PROBLEM -
Return the listing below exactly, with the pictures dropped.

****************

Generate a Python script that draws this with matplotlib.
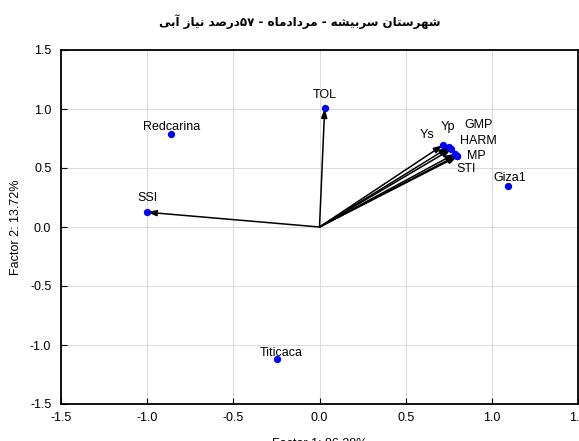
import matplotlib

matplotlib.use("Agg", force=True)
import matplotlib.pyplot as plt

# Trait vectors (drawn as arrows from the origin)
traits = ["Yp", "Ys", "GMP", "HARM", "MP", "STI", "TOL", "SSI"]
trait_f1 = [0.75, 0.717, 0.765, 0.785, 0.795, 0.80, 0.03, -1.0]
trait_f2 = [0.675, 0.695, 0.66, 0.62, 0.605, 0.598, 1.006, 0.125]

# Genotype scores (points only)
genotypes = ["Redcarina", "Titicaca", "Giza1"]
geno_f1 = [-0.86, -0.245, 1.092]
geno_f2 = [0.788, -1.119, 0.35]

# label offsets in pixels
label_offsets = {
    "Yp": (-1, 20), "Ys": (-16, 10), "GMP": (27, 24), "HARM": (24, 13),
    "MP": (20, 0), "STI": (9, -13), "TOL": (0, 13), "SSI": (0, 14),
    "Redcarina": (0, 7), "Titicaca": (4, 6), "Giza1": (2, 8),
}

ticks = [-1.5, -1.0, -0.5, 0.0, 0.5, 1.0, 1.5]
title_text = "شهرستان سربیشه - مردادماه - ۵۷درصد نیاز آبی"

# isolated, final, initial, medial presentation forms
FORMS = {
    "ا": ("\uFE8D", "\uFE8E", None, None),
    "آ": ("\uFE81", "\uFE82", None, None),
    "د": ("\uFEA9", "\uFEAA", None, None),
    "ر": ("\uFEAD", "\uFEAE", None, None),
    "ز": ("\uFEAF", "\uFEB0", None, None),
    "ب": ("\uFE8F", "\uFE90", "\uFE91", "\uFE92"),
    "ت": ("\uFE95", "\uFE96", "\uFE97", "\uFE98"),
    "س": ("\uFEB1", "\uFEB2", "\uFEB3", "\uFEB4"),
    "ش": ("\uFEB5", "\uFEB6", "\uFEB7", "\uFEB8"),
    "ص": ("\uFEB9", "\uFEBA", "\uFEBB", "\uFEBC"),
    "م": ("\uFEE1", "\uFEE2", "\uFEE3", "\uFEE4"),
    "ن": ("\uFEE5", "\uFEE6", "\uFEE7", "\uFEE8"),
    "ه": ("\uFEE9", "\uFEEA", "\uFEEB", "\uFEEC"),
    "ی": ("\uFEEF", "\uFEF0", "\uFEF3", "\uFEF4"),
}


def shape_word(word):
    out = []
    for i, ch in enumerate(word):
        if ch not in FORMS:
            out.append(ch)
            continue
        iso, fin, ini, med = FORMS[ch]
        prev_joins = i > 0 and word[i - 1] in FORMS and FORMS[word[i - 1]][2] is not None
        next_joins = ini is not None and i + 1 < len(word) and word[i + 1] in FORMS
        if prev_joins and next_joins:
            out.append(med)
        elif prev_joins:
            out.append(fin)
        elif next_joins:
            out.append(ini)
        else:
            out.append(iso)
    return out


def visual_rtl(text):
    words = []
    for token in reversed(text.split(" ")):
        runs, cur, cur_digit = [], [], None
        for ch in token:
            is_digit = "\u06F0" <= ch <= "\u06F9"
            if cur and is_digit != cur_digit:
                runs.append((cur_digit, "".join(cur)))
                cur = []
            cur.append(ch)
            cur_digit = is_digit
        if cur:
            runs.append((cur_digit, "".join(cur)))
        parts = []
        for is_digit, run in reversed(runs):
            parts.append(run if is_digit else "".join(reversed(shape_word(run))))
        words.append("".join(parts))
    return " ".join(words)


plt.rcParams["font.family"] = ["Liberation Sans", "DejaVu Sans"]

fig = plt.figure(figsize=(5.79, 4.41), dpi=100)
ax = fig.add_axes([61 / 579, 1 - 404 / 441, 517 / 579, 354 / 441])

for x, y in zip(trait_f1, trait_f2):
    ax.annotate("", xy=(x, y), xytext=(0, 0),
                arrowprops=dict(arrowstyle="-|>,head_length=0.55,head_width=0.18",
                                color="black", lw=1.1, shrinkA=0, shrinkB=0))

ax.scatter(trait_f1 + geno_f1, trait_f2 + geno_f2, s=18, color="#0000ff", zorder=3)

for name, x, y in zip(traits + genotypes, trait_f1 + geno_f1, trait_f2 + geno_f2):
    ax.annotate(name, xy=(x, y), xytext=label_offsets[name], textcoords="offset pixels",
                ha="center", va="center", fontsize=9)

ax.set_xlim(-1.5, 1.5)
ax.set_ylim(-1.5, 1.5)
ax.set_xticks(ticks)
ax.set_yticks(ticks)
ax.set_xticklabels([f"{t:.1f}" for t in ticks])
ax.set_yticklabels([f"{t:.1f}" for t in ticks])
ax.grid(True, color="#dcdcdc", lw=0.8)
ax.set_axisbelow(True)
ax.tick_params(direction="in", length=4, width=0.8, labelsize=9)
ax.tick_params(axis="x", pad=6)
ax.tick_params(axis="y", pad=7)
for spine in ax.spines.values():
    spine.set_linewidth(1.3)

ax.set_xlabel("Factor 1: 86.28%", fontsize=9, labelpad=10)
ax.set_ylabel("Factor 2: 13.72%", fontsize=9, labelpad=6)

fig.text(300 / 579, 1 - 22 / 441, visual_rtl(title_text), ha="center", va="center",
         fontsize=8.6, fontweight="bold", family="DejaVu Sans")

fig.savefig("out.png", dpi=100)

****************

FINAL RESULT -
Generate a Python script that draws this with matplotlib.
import matplotlib

matplotlib.use("Agg", force=True)
import matplotlib.pyplot as plt

# Trait vectors (drawn as arrows from the origin)
traits = ["Yp", "Ys", "GMP", "HARM", "MP", "STI", "TOL", "SSI"]
trait_f1 = [0.75, 0.717, 0.765, 0.785, 0.795, 0.80, 0.03, -1.0]
trait_f2 = [0.675, 0.695, 0.66, 0.62, 0.605, 0.598, 1.006, 0.125]

# Genotype scores (points only)
genotypes = ["Redcarina", "Titicaca", "Giza1"]
geno_f1 = [-0.86, -0.245, 1.092]
geno_f2 = [0.788, -1.119, 0.35]

# label offsets in pixels
label_offsets = {
    "Yp": (-1, 20), "Ys": (-16, 10), "GMP": (27, 24), "HARM": (24, 13),
    "MP": (20, 0), "STI": (9, -13), "TOL": (0, 13), "SSI": (0, 14),
    "Redcarina": (0, 7), "Titicaca": (4, 6), "Giza1": (2, 8),
}

ticks = [-1.5, -1.0, -0.5, 0.0, 0.5, 1.0, 1.5]
title_text = "شهرستان سربیشه - مردادماه - ۵۷درصد نیاز آبی"

# isolated, final, initial, medial presentation forms
FORMS = {
    "ا": ("\uFE8D", "\uFE8E", None, None),
    "آ": ("\uFE81", "\uFE82", None, None),
    "د": ("\uFEA9", "\uFEAA", None, None),
    "ر": ("\uFEAD", "\uFEAE", None, None),
    "ز": ("\uFEAF", "\uFEB0", None, None),
    "ب": ("\uFE8F", "\uFE90", "\uFE91", "\uFE92"),
    "ت": ("\uFE95", "\uFE96", "\uFE97", "\uFE98"),
    "س": ("\uFEB1", "\uFEB2", "\uFEB3", "\uFEB4"),
    "ش": ("\uFEB5", "\uFEB6", "\uFEB7", "\uFEB8"),
    "ص": ("\uFEB9", "\uFEBA", "\uFEBB", "\uFEBC"),
    "م": ("\uFEE1", "\uFEE2", "\uFEE3", "\uFEE4"),
    "ن": ("\uFEE5", "\uFEE6", "\uFEE7", "\uFEE8"),
    "ه": ("\uFEE9", "\uFEEA", "\uFEEB", "\uFEEC"),
    "ی": ("\uFEEF", "\uFEF0", "\uFEF3", "\uFEF4"),
}


def shape_word(word):
    out = []
    for i, ch in enumerate(word):
        if ch not in FORMS:
            out.append(ch)
            continue
        iso, fin, ini, med = FORMS[ch]
        prev_joins = i > 0 and word[i - 1] in FORMS and FORMS[word[i - 1]][2] is not None
        next_joins = ini is not None and i + 1 < len(word) and word[i + 1] in FORMS
        if prev_joins and next_joins:
            out.append(med)
        elif prev_joins:
            out.append(fin)
        elif next_joins:
            out.append(ini)
        else:
            out.append(iso)
    return out


def visual_rtl(text):
    words = []
    for token in reversed(text.split(" ")):
        runs, cur, cur_digit = [], [], None
        for ch in token:
            is_digit = "\u06F0" <= ch <= "\u06F9"
            if cur and is_digit != cur_digit:
                runs.append((cur_digit, "".join(cur)))
                cur = []
            cur.append(ch)
            cur_digit = is_digit
        if cur:
            runs.append((cur_digit, "".join(cur)))
        parts = []
        for is_digit, run in reversed(runs):
            parts.append(run if is_digit else "".join(reversed(shape_word(run))))
        words.append("".join(parts))
    return " ".join(words)


plt.rcParams["font.family"] = ["Liberation Sans", "DejaVu Sans"]

fig = plt.figure(figsize=(5.79, 4.41), dpi=100)
ax = fig.add_axes([61 / 579, 1 - 404 / 441, 517 / 579, 354 / 441])

for x, y in zip(trait_f1, trait_f2):
    ax.annotate("", xy=(x, y), xytext=(0, 0),
                arrowprops=dict(arrowstyle="-|>,head_length=0.55,head_width=0.18",
                                color="black", lw=1.1, shrinkA=0, shrinkB=0))

ax.scatter(trait_f1 + geno_f1, trait_f2 + geno_f2, s=18, color="#0000ff", zorder=3)

for name, x, y in zip(traits + genotypes, trait_f1 + geno_f1, trait_f2 + geno_f2):
    ax.annotate(name, xy=(x, y), xytext=label_offsets[name], textcoords="offset pixels",
                ha="center", va="center", fontsize=9)

ax.set_xlim(-1.5, 1.5)
ax.set_ylim(-1.5, 1.5)
ax.set_xticks(ticks)
ax.set_yticks(ticks)
ax.set_xticklabels([f"{t:.1f}" for t in ticks])
ax.set_yticklabels([f"{t:.1f}" for t in ticks])
ax.grid(True, color="#dcdcdc", lw=0.8)
ax.set_axisbelow(True)
ax.tick_params(direction="in", length=4, width=0.8, labelsize=9)
ax.tick_params(axis="x", pad=6)
ax.tick_params(axis="y", pad=7)
for spine in ax.spines.values():
    spine.set_linewidth(1.3)

ax.set_xlabel("Factor 1: 86.28%", fontsize=9, labelpad=10)
ax.set_ylabel("Factor 2: 13.72%", fontsize=9, labelpad=6)

fig.text(300 / 579, 1 - 22 / 441, visual_rtl(title_text), ha="center", va="center",
         fontsize=8.6, fontweight="bold", family="DejaVu Sans")

fig.savefig("out.png", dpi=100)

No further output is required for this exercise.